Other than the 2 new cars and bigger than necessary house, we are fairly careful with our spending.  We rarely eat out.  Clothing tends to last for a while. Not much spent on jewelry after the $10,000, via a credit card loan, I spent on my wife’s engagement ring in 2009. Kids in public school. Grandparents helped the first 2 years with child care.

My prior simple lifestyle is gradually returning and I have made substantial cuts to our spending without affecting my family’s happiness. We still spend a lot of money well beyond what has been posted by doctors aiming for early financial independence. Our vacation expenses are not so simple, but also not so often — once a year. Other vacation time is visiting family and friends.

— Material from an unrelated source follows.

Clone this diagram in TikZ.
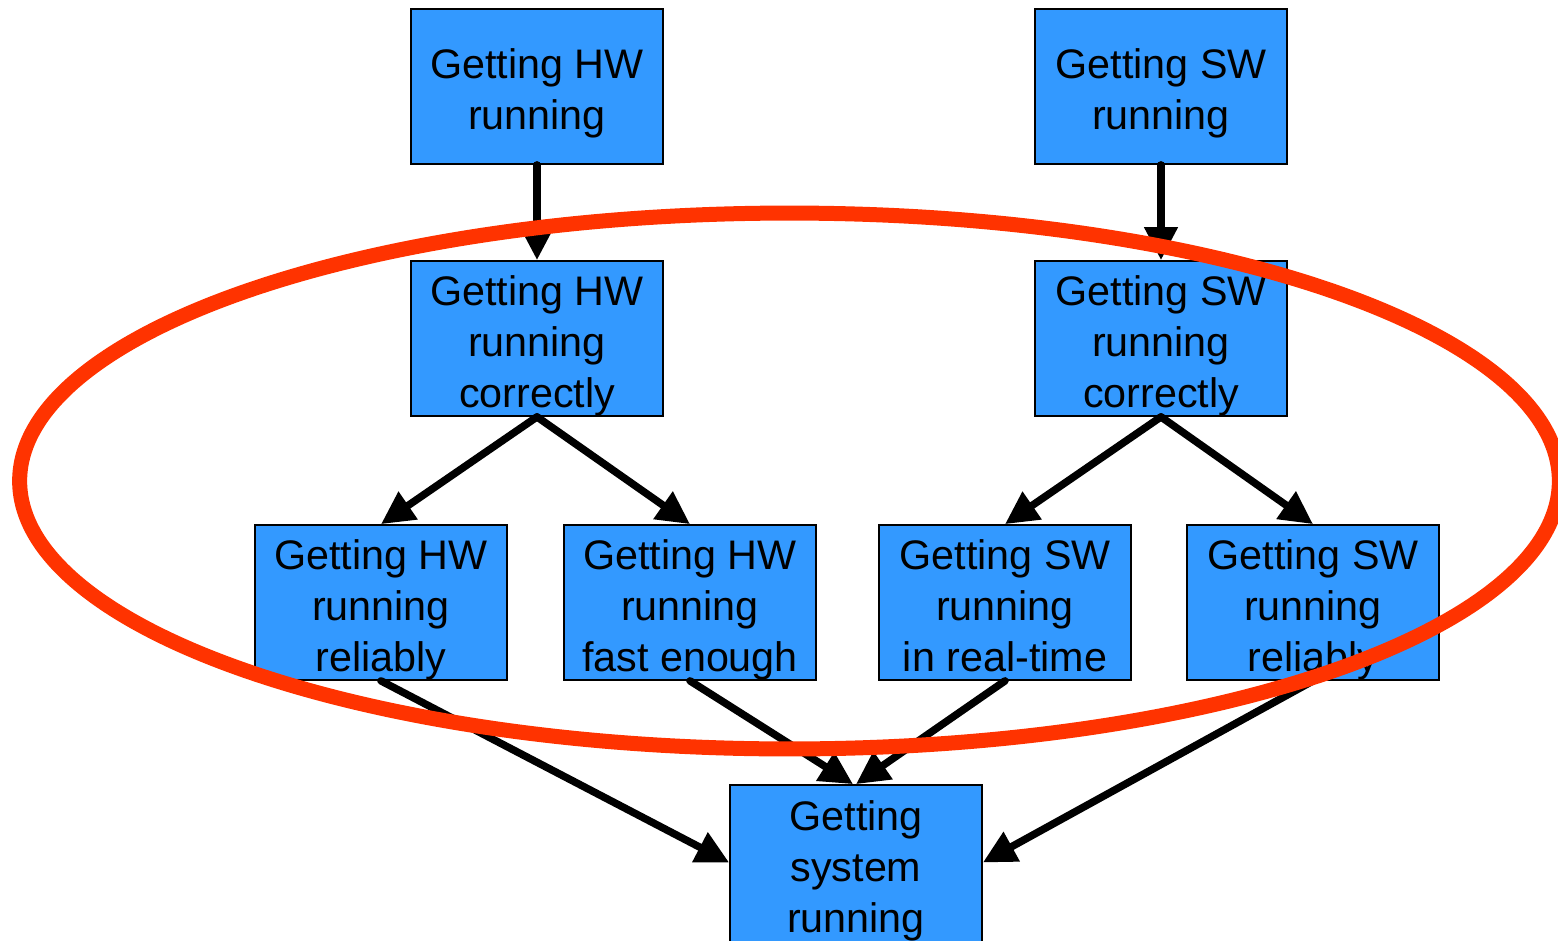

Next Up, Financial Independence

I have a strong desire to pay off our house mortgage, even though the interest rate is relatively low at 3.6%. Over the next 4 years, we hope to pay off the remaining $345,000 mortgage using the additional savings from having no more student loan payments, no more Tesla loan payments, another kid leaving daycare for public school, and other savings from cutting expenses over the last 2 years.   After the house and remaining car loan (wife’s minivan) is paid off, we should be able to live comfortably on around $80,000 a year.

With my current free time on Thursdays and Fridays, I may pursue a low volume cash practice to engage with patients who are more motivated to improve their health via lifestyle medicine, a relatively new field that I have board certification in.  If I did achieve financial independence sooner by not making the 4 large mistakes listed above, I likely would transition full time to a lower volume type practice as it is simply more enjoyable, many patients want more time to interact with their doctors to solve their medical problems, and patients get healthier quickly.  As a family doctor, I have not found anything more rewarding than seeing patients basically cure themselves of their diabetes, high blood pressure, and other serious problems after guided instruction and coaching from their doctor to radically change their lifestyle habits.

I do not have any regrets on my financial journey so far.  I have lived and learned from prior mistakes, overcome a $510,000 debt, enjoyed some of the more expensive things in life, continued to invest significantly in nonprofit charities, and still have a significant amount of money saved and invested while working as an employed family doctor.  As long as we do not buy a new car in the next 8 years, hopefully, no new cars ever again, we should be well on our way to financial independence in 8 years, 18 years post-residency, though I don’t feel any need to not work as I already have a 4 day weekend and at least somewhat enjoy the work.